Enhancing aquaculture disease resistance: Antimicrobial peptides and gene editing

Previous studies have demonstrated that CRISPR/Cas9-mediated genome editing and transgenesis by integrating vector-engineered antimicrobial peptide genes (AMGs) are effective to modulate the fish's innate immune system. To generalise the knowledge of AMG application in aquaculture, we recruited 544 data entries from a pool of empirical studies, which included 23 studies (two unpublished from our team) spanning 12 diseases. We systematically re-processed and re-analysed these data by harnessing a cross-disease meta-analysis. On aggregate, AMG-genetic engineering aimed at enhancing disease resistance was shown to decrease the number of colony-forming units of bacteria from fish tissues, increase post-infection survival rates, and alter the expression of AMGs and immune-related genes. Further, AMG pathogen-combating activity was triggered within 2 h after infection and lasted 48 h. The overexpression of AMGs was highest in the spleen and skin, followed by the kidney and liver during this period.
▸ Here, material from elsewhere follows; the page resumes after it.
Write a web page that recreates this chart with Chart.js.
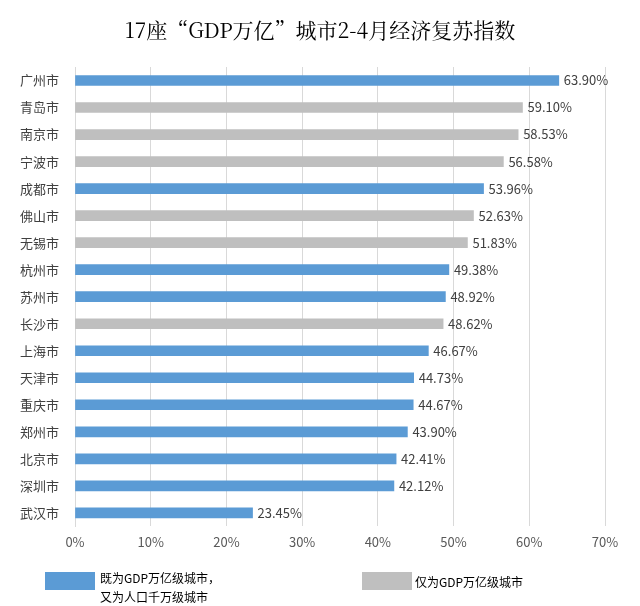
<!DOCTYPE html>
<html><head><meta charset="utf-8">
<script src="https://cdn.jsdelivr.net/npm/chart.js@4/dist/chart.umd.min.js"></script>
<style>body{margin:0;background:#fff}#w{width:640px;height:606px;position:relative}</style>
</head><body><div id="w"><canvas id="c"></canvas></div>
<script>
const cities=["广州市","青岛市","南京市","宁波市","成都市","佛山市","无锡市","杭州市","苏州市","长沙市","上海市","天津市","重庆市","郑州市","北京市","深圳市","武汉市"];
const values=[63.90,59.10,58.53,56.58,53.96,52.63,51.83,49.38,48.92,48.62,46.67,44.73,44.67,43.90,42.41,42.12,23.45];
const isMega=[1,0,0,0,1,0,0,1,1,0,1,1,1,1,1,1,1];
const xTicks=[0,10,20,30,40,50,60,70];
const BLUE="#5b9bd5",GRAY="#bfbfbf";
const F="'Noto Sans CJK SC','Noto Sans',sans-serif";
const deco={id:'deco',afterDatasetsDraw(ch){
 const ctx=ch.ctx,meta=ch.getDatasetMeta(0);
 ctx.save();ctx.fillStyle="#404040";ctx.font="13px "+F;ctx.textBaseline="middle";
 meta.data.forEach((b,i)=>ctx.fillText(values[i].toFixed(2)+"%",b.x+5,b.y));
 ctx.font="21px 'Noto Serif CJK SC','DejaVu Serif',serif";ctx.fillStyle="#000";ctx.textAlign="center";
 ctx.fillText("17座“GDP万亿”城市2-4月经济复苏指数",320,30);
 ctx.textAlign="left";ctx.font="12px "+F;
 ctx.fillStyle=BLUE;ctx.fillRect(45,572,50,18);
 ctx.fillStyle="#000";ctx.fillText("既为GDP万亿级城市，",100,578);ctx.fillText("又为人口千万级城市",100,597);
 ctx.fillStyle=GRAY;ctx.fillRect(362,572,50,18);
 ctx.fillStyle="#000";ctx.fillText("仅为GDP万亿级城市",415,582);
 ctx.restore();}};
new Chart(document.getElementById('c'),{type:'bar',
 data:{labels:cities,datasets:[{data:values,backgroundColor:isMega.map(m=>m?BLUE:GRAY),barThickness:10}]},
 plugins:[deco],
 options:{indexAxis:'y',responsive:true,maintainAspectRatio:false,animation:false,
  layout:{padding:{top:67,bottom:48,left:5,right:35}},
  plugins:{legend:{display:false},tooltip:{enabled:false}},
  scales:{
   x:{min:0,max:70,afterBuildTicks(s){s.ticks=xTicks.map(v=>({value:v}));},
      ticks:{callback:v=>v+"%",color:"#595959",font:{size:13,family:F},padding:8},
      grid:{color:"#d9d9d9",drawTicks:false},border:{display:false}},
   y:{ticks:{color:"#404040",font:{size:13,family:F},padding:8},grid:{display:false},
      border:{color:"#d9d9d9"},afterFit(s){s.width=70;}}
  }}});
</script></body></html>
Typically, regardless of the type of AMGs, the synergistic expression of AMGs with IL-10, IK & beta;, TGF & beta;, C3b and TLR genes in AMG-integrated fish contributed to activating inflammatory/immune responses against pathogens. Our findings revealed that the efficiency of transgenic AMGs against pathogens was fish-, pathogen- and AMG-specific. Compared to bacteria, transgenic AMGs were less inhibitory to viruses and parasites. In addition, innovative CRISPR/Cas9-based transgenesis enabling the site-directed knock-in of foreign genes at multiple loci was assessed for the enhancement of disease resistance in combination with other favourable fish-production traits, including fast growth, sterility and enriched fatty-acid content. Altogether, our findings indicated that AMGs as transgenes have substantial promise to modulate the fish's innate immune system and enhance disease resistance.